La poignée aussi a changé… en mieux
Il est temps de passer aux essais de cette carabine. Sur le terrain, nous installons une lunette Zeiss Victory 1,5-6x42. Notre arme est chambrée pour le nouvellement libéré .308 Winchester. Un calibre tendu, doux au tir et très précis avec lequel nous avions pu chasser à plusieurs reprises hors de nos frontières. Les performances du .308 sont voisines de celles du .30-06, avec un peu moins de puissance mais plus de rasance. Ses balles pèsent en moyenne de 9,7 à 12,3 g – précisons qu’il convient souvent d’employer les balles les plus lourdes et si possible à expansion contrôlée ou monométalliques. Quatre cartouches Blaser CDP rejoignent le bloc détente-chargeur. Comme toujours sur la R8, la dépose du chargeur désengage l’armeur, c’est pratique et sécurisant. Avec son canon de 58 cm dépourvu d’organes de visée ouverte, notre R8 pèse qua- siment 3,2 kg. Un poids normal, mais qui semble un peu plus léger car non seulement l’équilibre de l’arme est bon mais surtout, la forme très ronde du devant facilite la prise en main. Les premières balles sont tirées à bras francs sur la butte en terre pour flamber le canon et juger du recul et de la qualité des départs. Comme il fallait s’y attendre, l’arme ne recule pas, les tirs sont confortables et les départs très bons, peut-être un peu légers encore. Le busc droit facilite la prise de visée, à plus forte raison pour les tirs sur cible mobile où l’on n’a pas toujours le temps d’acquérir une visée académique, mais au moins est-on certain que notre oeil sera toujours à la même hauteur, quel que soit le positionnement de la pommette sur la crosse. La position de tir est bonne, d’autant plus que la poignée pistolet fuyante permet de mieux pointer la cible avec un poignet moins cassé que sur une crosse Kaisergriff, voire « une » pistolet classique.

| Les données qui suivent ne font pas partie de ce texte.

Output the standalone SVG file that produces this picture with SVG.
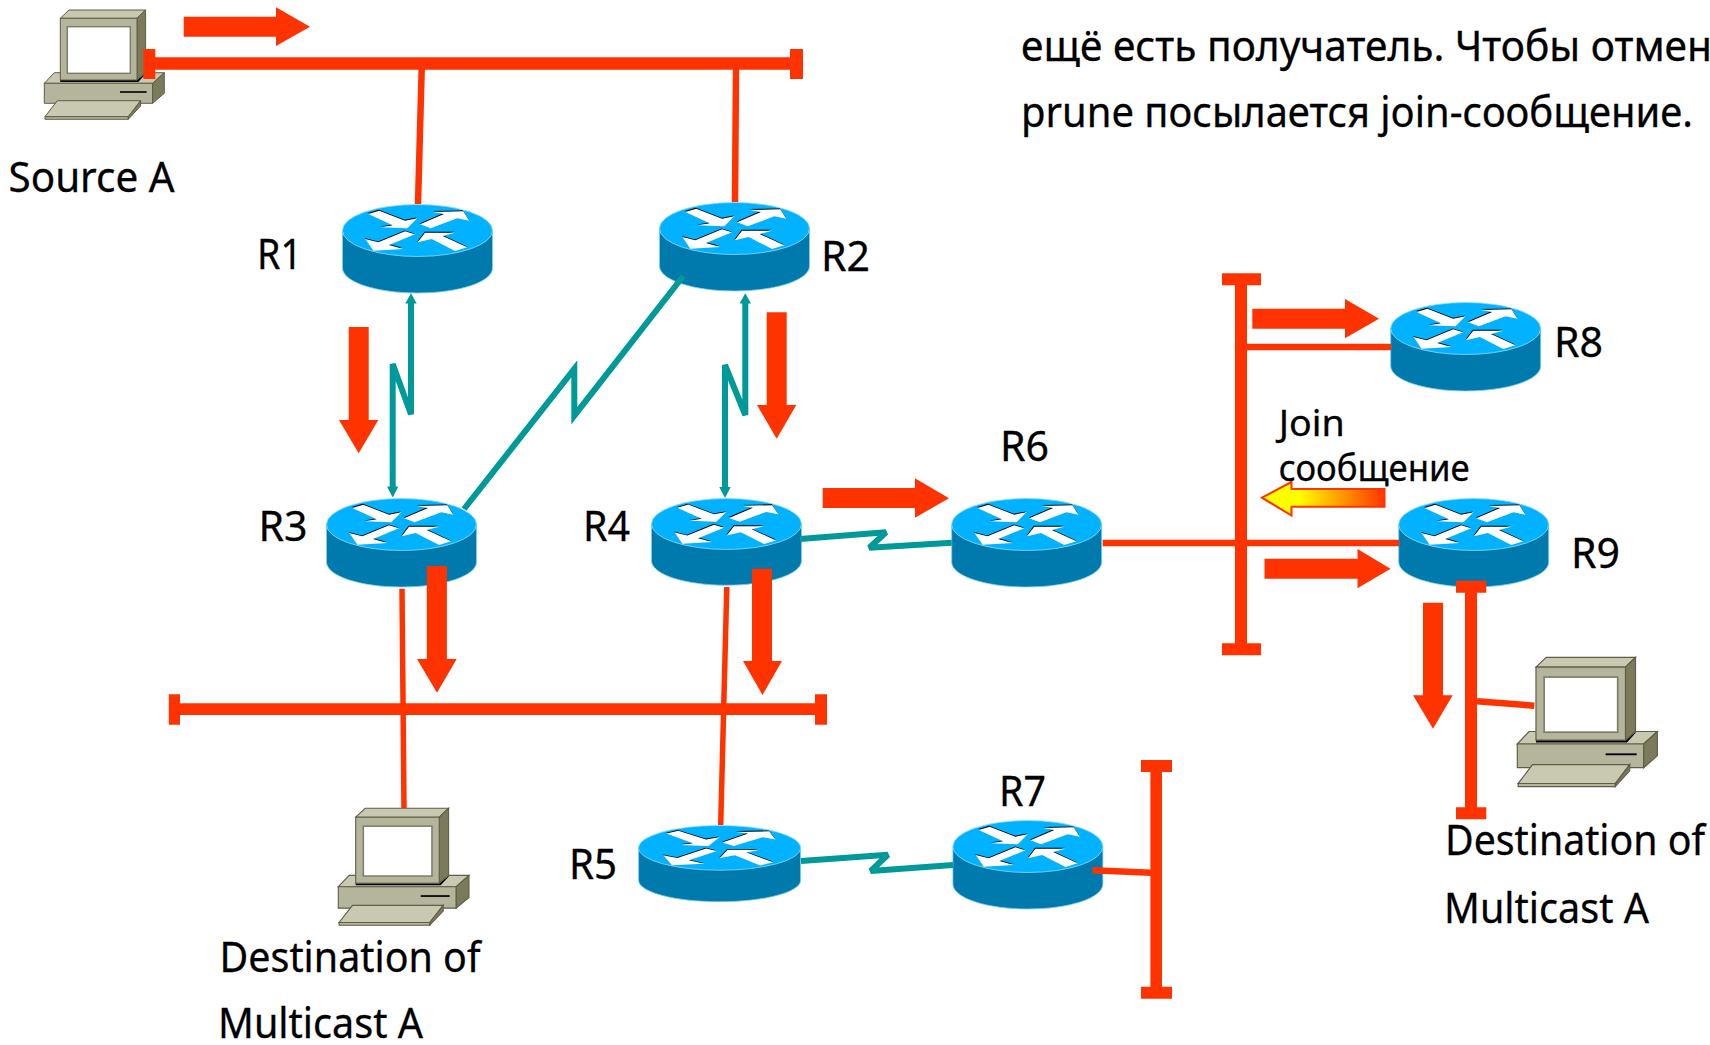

Les essais de précision attesteront, comme à l’accoutumée, de la grande précision de cette arme. D’ailleurs, si le verrouillage linéaire est souvent cité en premier lieu comme « la » qualité des carabines Blaser, pour ma part j’évoquerai plutôt la précision et la modularité, la vitesse de réarmement arrivant seulement après. Pas de surprises donc pour le groupement de cette arme, à plus forte raison avec le .308 Winchester qui est également le calibre préféré de bien des tireurs d’élite.
Née sous une bonne étoile…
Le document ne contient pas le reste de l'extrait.